9. Elasticsearch (The Distributed Search & Analytics Engine)

The Question: “How does Elasticsearch scale horizontally to handle terabytes of log data, and what are the risks of over-sharding?”

The Helpful Answer:
Elasticsearch splits its indices into smaller pieces called shards, which are distributed across different nodes in a cluster. This allows you to scale horizontally simply by adding more nodes to the cluster.

However, you have to watch out for over-sharding. Every shard is a Lucene index underneath, which consumes CPU, memory, and file descriptors. If you have too many tiny shards, your cluster overhead will skyrocket, search performance will degrade, and master node management will slow to a crawl. The golden rule is to aim for shard sizes between 20GB and 50GB for logging use cases!

—

10. Chaos Mesh / Gremlin (The Chaos Engineering Pioneers)

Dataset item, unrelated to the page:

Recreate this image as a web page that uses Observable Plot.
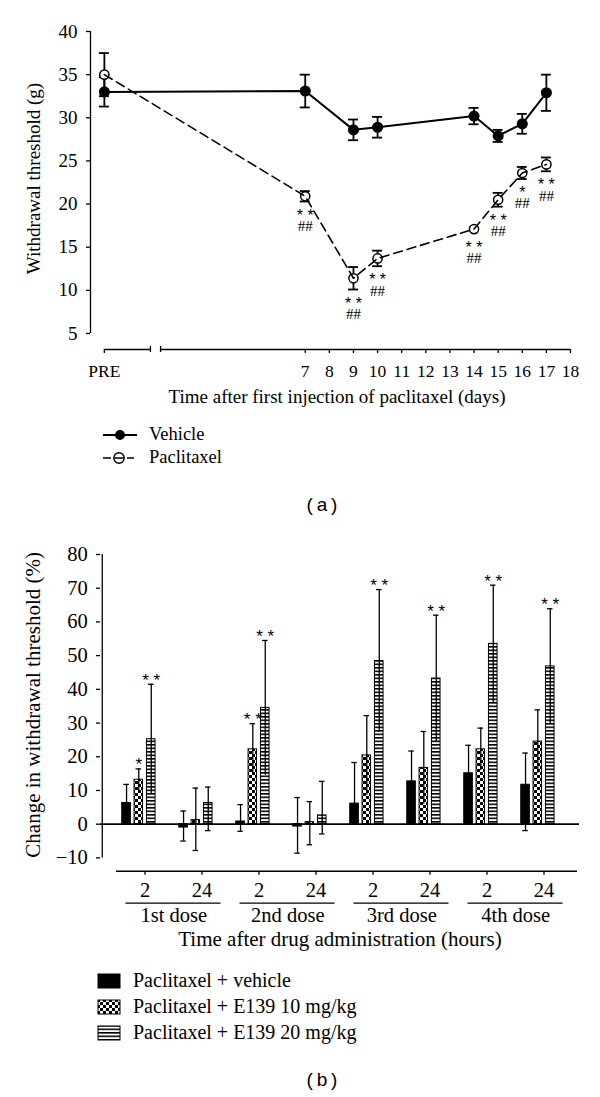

The Question: “Why is chaos engineering necessary in a distributed system, and how do you design a safe ‘game day’ experiment?”

The Helpful Answer:
In a distributed system, failures aren’t a matter of *if*, but *when*. Chaos engineering is the practice of proactively injecting controlled failures (like network latency, node crashes, or packet loss) to verify that your system can handle them gracefully.

To run a safe “game day”:

Start small in a staging environment.
Define your “steady state” (e.g., normal API latency is < 200ms).
Formulate a hypothesis (e.g., “If we shut down zone A, traffic will failover to zone B with zero dropped requests”).
Have a clear “abort button” to immediately stop the experiment if things go wildly sideways.

—

Wrapping Up

And there you have it! Understanding these 10 essential tools—and the core architectural concepts behind them—will set you apart in any distributed systems engineering interview.

Remember, it’s not just about memorizing the commands for these tools. It’s about understanding the trade-offs: when to use them, how they fail, and how they help you build more resilient, scalable software. Go get ’em, and happy engineering!